Yes, you read that headline right. With the full implementation of Continuous Vetting for the DoD community, security officers are emphasizing that self-reporting is in fact more important – better to report an issue yourself versus waiting for the government to find out first.
Here’s a list of some of the activities that ARE reportable for Top Secret clearance holders but aren’t indicated for Secret clearance holders:
- Foreign Affiliation; voting in a foreign election
- Personnel Finance and Business Anomalies; financial anomalies
- Personnel Finance and Business Anomalies; direct involvement in financial business
- Personnel Finance and Business Anomalies; foreign bank accounts
- Personnel Finance and Business Anomalies; ownership of foreign properties
- Living Status/Arrangements; cohabitation
- Living Status/Arrangements; marriage
- Living Status/Arrangements; adoption of non-U.S. citizen children
- Living Status/Arrangements; foreign national roommates
Why the disparity in reporting requirements? It comes down to how Security Executive Agent Directive (SEAD) 3 was written – and many security professionals argue there isn’t a clear reason why the directive was written with the differing requirements.

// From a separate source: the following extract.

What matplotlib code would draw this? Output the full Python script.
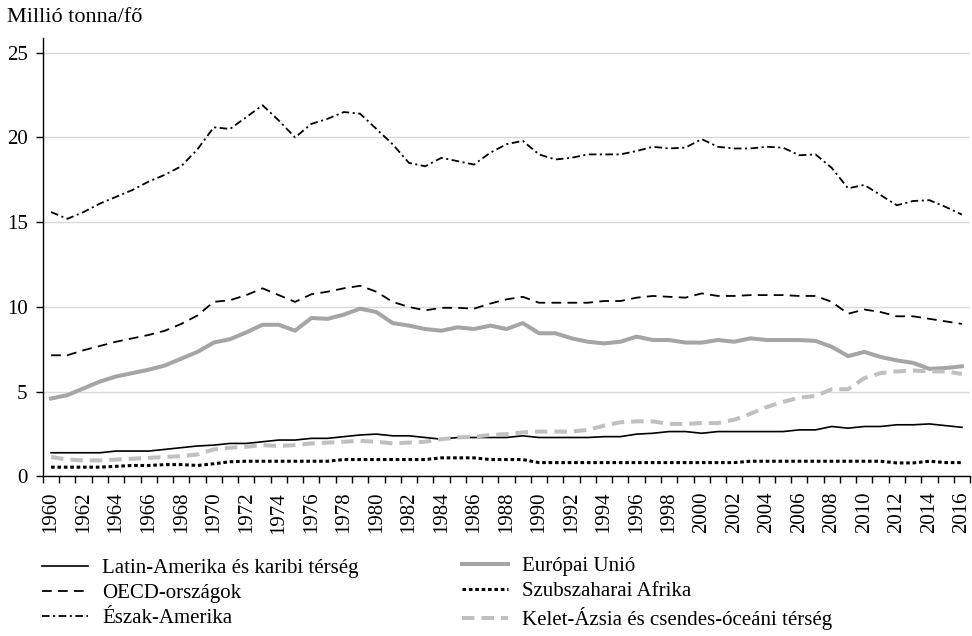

“With one exception, there should be no difference in reporting requirements for a person who has a Secret or Confidential clearance and a person who has a TS/SCI clearance,” said William Henderson, the president of the Federal Clearance Assistance Service and a regular ClearanceJobs contributor. “The exception would be reporting marriage to or cohabitation with a native born U.S. citizen, because there is a requirement for a spouse/cohabitant NAC [National Agency Check] as part of a Tier 5 investigation.”
SEAD 3 went into affect in June 2017, and has sections specific to all covered individuals, those with Secret, Confidential or “L” access; and for those with Top Secret or “Q” access. Top Secret clearance holders have five additional reporting requirements beyond Secret holders for incidents falling under ‘Foreign Activities’ and three additional incidents under ‘Other Activities.’ While the reporting requirements are different, it’s worth noting that the adjudicative guidelines used to issue clearances are the same regardless of clearance level.
“It is axiomatic that a person who cannot be trusted with Top Secret information, cannot be trusted with Secret information either,” explained Henderson. “For example, a person with a Secret clearance will automatically have their Secret clearance revoked, if they are denied a TS clearance. The National Security Adjudicative Guidelines apply equally to all levels of clearances.”
That ties into a common question clearance applicants ask – if I’m concerned I won’t be able to obtain a Top Secret security clearance, should I go for a Secret clearance instead? The short answer would be no – if you have something indicated on the SF-86 or uncovered in an investigation that would prevent eligibility, it should be an issue at either level. It comes down to whether or not it’s flagged in the SF-86 through the largely automated checks of that process, or if there is something that would only be uncovered based on the additional field work of a Top Secret clearance investigation. This also comes up for individuals who have already successfully obtained a security clearance – as Henderson notes, a TS denial then results in revocation of Secret eligibility, as well.
“The concept of risk management has always been applied to the basic scope and period of coverage of investigations for Secret and TS clearance, with Tier 5 being 10 times more expensive and more involved than Tier 3,” notes Henderson. “But once an issue is known there should be no difference in how the investigations are pursued. The majority of cleared people who betrayed the U.S. held Secret clearances.”